Ich zdaniem coś podobnego dzieje się w mózgu - każdy proces (oddychania, trawienia marchewki, utrzymywania pozycji pionowej, poruszania palcami uderzającymi w klawisze, jednoczesnego słuchania radia i rozmowy telefonicznej kolegi oraz formułowania kolejnych zdań - to wszystko czym co najmniej zajmuję się mój mózg w tej chwili
)- jest "głupi". Może poza formułowanie zdań, ale pewnie też można go rozbić na proste, głupie-mechaniczne: wyszukiwanie słów w leksemach zapisanych w pamięci, stosowanie reguł gramatycznych, przypominanie sobie treści książki... A jednak całość daje inteligentną (jak mniemam) ANIEL-ę
Zakładają jednak, że wolna wola istnieje - przynajmniej w skali makro.
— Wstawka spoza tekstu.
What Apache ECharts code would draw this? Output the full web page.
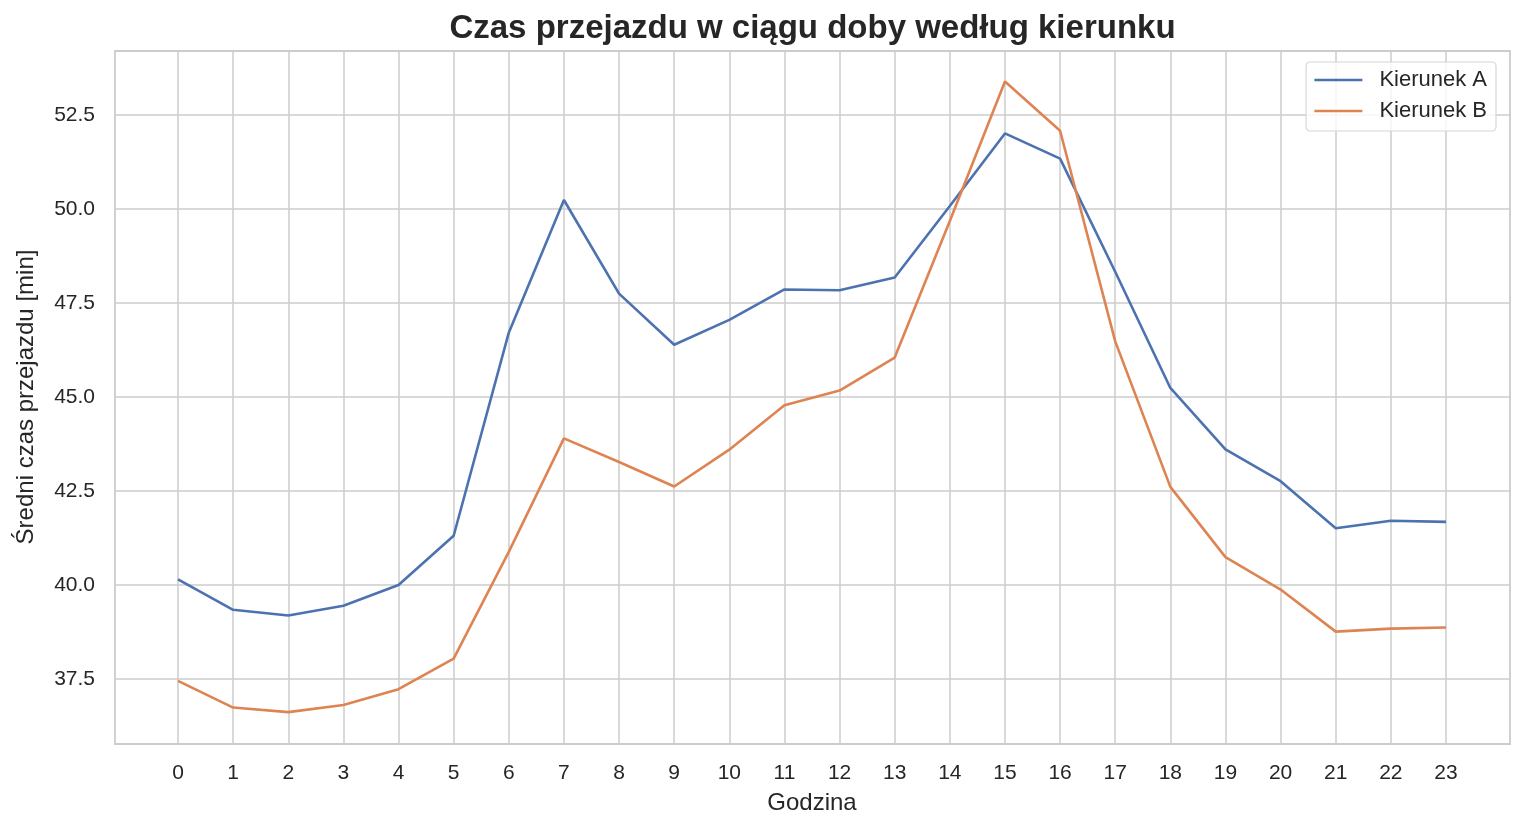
<!DOCTYPE html>
<html>
<head>
<meta charset="utf-8">
<script src="https://cdn.jsdelivr.net/npm/echarts@6/dist/echarts.min.js"></script>
<style>
  html, body { margin: 0; padding: 0; background: #fff; }
  #chart { width: 1524px; height: 830px; }
</style>
</head>
<body>
<div id="chart"></div>
<script>
// dane
const godziny = [0, 1, 2, 3, 4, 5, 6, 7, 8, 9, 10, 11, 12, 13, 14, 15, 16, 17, 18, 19, 20, 21, 22, 23];
const kierunekA = [40.15, 39.34, 39.19, 39.45, 40.0, 41.31, 46.71, 50.24, 47.75, 46.39, 47.05, 47.86,
                   47.84, 48.18, 50.08, 52.01, 51.34, 48.33, 45.24, 43.61, 42.76, 41.51, 41.71, 41.68];
const kierunekB = [37.45, 36.74, 36.62, 36.81, 37.23, 38.04, 40.88, 43.90, 43.27, 42.62, 43.60, 44.78,
                   45.17, 46.05, 49.68, 53.39, 52.08, 46.48, 42.61, 40.74, 39.88, 38.76, 38.84, 38.87];
const yTicks = [37.5, 40.0, 42.5, 45.0, 47.5, 50.0, 52.5];

const FONT = 'Liberation Sans, Arial, sans-serif';
const TXT = '#262626';
const GRID = '#cccccc';

// obszar wykresu (ramka) i pozycje skrajnych znaczników
const frame = { left: 115, top: 51, width: 1395, height: 693 };
const xIn = { left: 178, width: 1268 };       // x = 0 .. 23
const yIn = { top: 115, height: 564 };        // y = 37.5 .. 52.5

const chart = echarts.init(document.getElementById('chart'), null, { renderer: 'canvas' });

const option = {
    animation: false,
    backgroundColor: '#ffffff',
    title: {
        text: 'Czas przejazdu w ciągu doby według kierunku',
        left: frame.left + frame.width / 2,
        top: 12,
        padding: 0,
        textAlign: 'center',
        textStyle: { fontFamily: FONT, fontSize: 33, fontWeight: 'bold', color: TXT }
    },
    legend: {
        orient: 'vertical',
        right: 28,
        top: 62,
        padding: [7, 9, 9, 7],
        itemWidth: 48,
        itemHeight: 22,
        itemGap: 9,
        itemStyle: { opacity: 0 },
        lineStyle: { width: 2.6 },
        backgroundColor: 'rgba(255,255,255,0.8)',
        borderColor: '#d6d6d6',
        borderWidth: 1.2,
        borderRadius: 4,
        textStyle: { fontFamily: FONT, fontSize: 22, color: TXT, padding: [0, 0, 0, 12] },
        data: ['Kierunek A', 'Kierunek B']
    },
    grid: [
        // 0: ramka
        { left: frame.left, top: frame.top, width: frame.width, height: frame.height,
          show: true, borderColor: GRID, borderWidth: 1.8, backgroundColor: 'transparent' },
        // 1: oś Y z liniami siatki na całą szerokość
        { left: frame.left, top: yIn.top, width: frame.width, height: yIn.height },
        // 2: oś X z liniami siatki na całą wysokość
        { left: xIn.left, top: frame.top, width: xIn.width, height: frame.height },
        // 3: dane
        { left: xIn.left, top: yIn.top, width: xIn.width, height: yIn.height }
    ],
    xAxis: [
        { gridIndex: 0, type: 'value', show: false, min: 0, max: 1 },
        { gridIndex: 1, type: 'value', show: false, min: 0, max: 1 },
        {
            gridIndex: 2, type: 'value', min: godziny[0], max: godziny[godziny.length - 1], interval: 1,
            name: 'Godzina', nameLocation: 'middle', nameGap: 47,
            nameTextStyle: { fontFamily: FONT, fontSize: 24, color: TXT },
            axisLine: { show: false }, axisTick: { show: false },
            axisLabel: { fontFamily: FONT, fontSize: 21, color: TXT, margin: 19 },
            splitLine: { show: true, lineStyle: { color: GRID, width: 1.5 } }
        },
        { gridIndex: 3, type: 'value', show: false, min: godziny[0], max: godziny[godziny.length - 1] }
    ],
    yAxis: [
        { gridIndex: 0, type: 'value', show: false, min: 0, max: 1 },
        {
            gridIndex: 1, type: 'value', min: yTicks[0], max: yTicks[yTicks.length - 1], interval: 2.5,
            name: 'Średni czas przejazdu [min]', nameLocation: 'middle', nameGap: 77,
            nameTextStyle: { fontFamily: FONT, fontSize: 24, color: TXT },
            axisLine: { show: false }, axisTick: { show: false },
            axisLabel: { fontFamily: FONT, fontSize: 21, color: TXT, margin: 20,
                         formatter: v => v.toFixed(1) },
            splitLine: { show: true, lineStyle: { color: GRID, width: 1.5 } }
        },
        { gridIndex: 2, type: 'value', show: false, min: 0, max: 1 },
        { gridIndex: 3, type: 'value', show: false, min: yTicks[0], max: yTicks[yTicks.length - 1] }
    ],
    series: [
        {
            name: 'Kierunek A', type: 'line', xAxisIndex: 3, yAxisIndex: 3,
            data: godziny.map((h, i) => [h, kierunekA[i]]),
            symbol: 'none', clip: false, z: 3,
            itemStyle: { color: '#4c72b0' },
            lineStyle: { color: '#4c72b0', width: 2.6 }
        },
        {
            name: 'Kierunek B', type: 'line', xAxisIndex: 3, yAxisIndex: 3,
            data: godziny.map((h, i) => [h, kierunekB[i]]),
            symbol: 'none', clip: false, z: 3,
            itemStyle: { color: '#dd8452' },
            lineStyle: { color: '#dd8452', width: 2.6 }
        }
    ]
};

option && chart.setOption(option);
</script>
</body>
</html>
To znaczy, że procesy, które mamy włączone już jako istoty świadome, także za sprawą kultury i nauki (w sensie uczenia się), są również kontrolerami innych, "niższych" procesów. Nie mamy wpływu na nasze "zachciejstwa", które są może często i poza wolą, odziedziczone po przodkach, co mieli łatwiejsze życie
Ale MAMY wpływ na wykonanie naszych działań. A jeżeli ktoś nie potrafi nad sobą panować, to nie jest to wina genów "jako takich". Może to być wina jego konkretnej choroby genetycznej. Ale w takim razie należy go: 1) izolować od reszty 2)leczyć, o ile się da
Autorzy posuwają się nawet dalej: mówią, że człowiek, to nie tylko uwarunkowania genetyczne, ale też umysł+wytworzona kultura obejmująca pewne normy i jeżeli ktoś twierdzi, że nie potrafi żyć w tej ludzkiej kulturze, to po prostu odmawiają mu człowieczeństwa i praw ludzkich (oczywiście, metaforycznie bardziej, są za zamykaniem takich osób, a nie eksterminajcją
)
PS
Hoko - subiektywnie, to ja nie czuję się inna z magnesem na głowie. Ale to nie jest dowód, że nie jestem inna. Może jakieś subtelne prądy zmieniły kierunek i za chwilę podejmę inne działanie, niż bym podjęła bez magnesu?
Subiektywnie, to jestem wciąż ta sama, chociaż czasem zastanawiam się, co mną kierowało, gdy robiłam to czy tamto... Więc jakby nie zgadzam się z "przeszłą sobą" albo widzę jej działania jako obce, nie moje. I to nie jest tylko kwestia uczenia się, nabierania doświadczenia i poznawania konsekwencji. Bo dlaczego jem oliwki, których nie cierpiałam?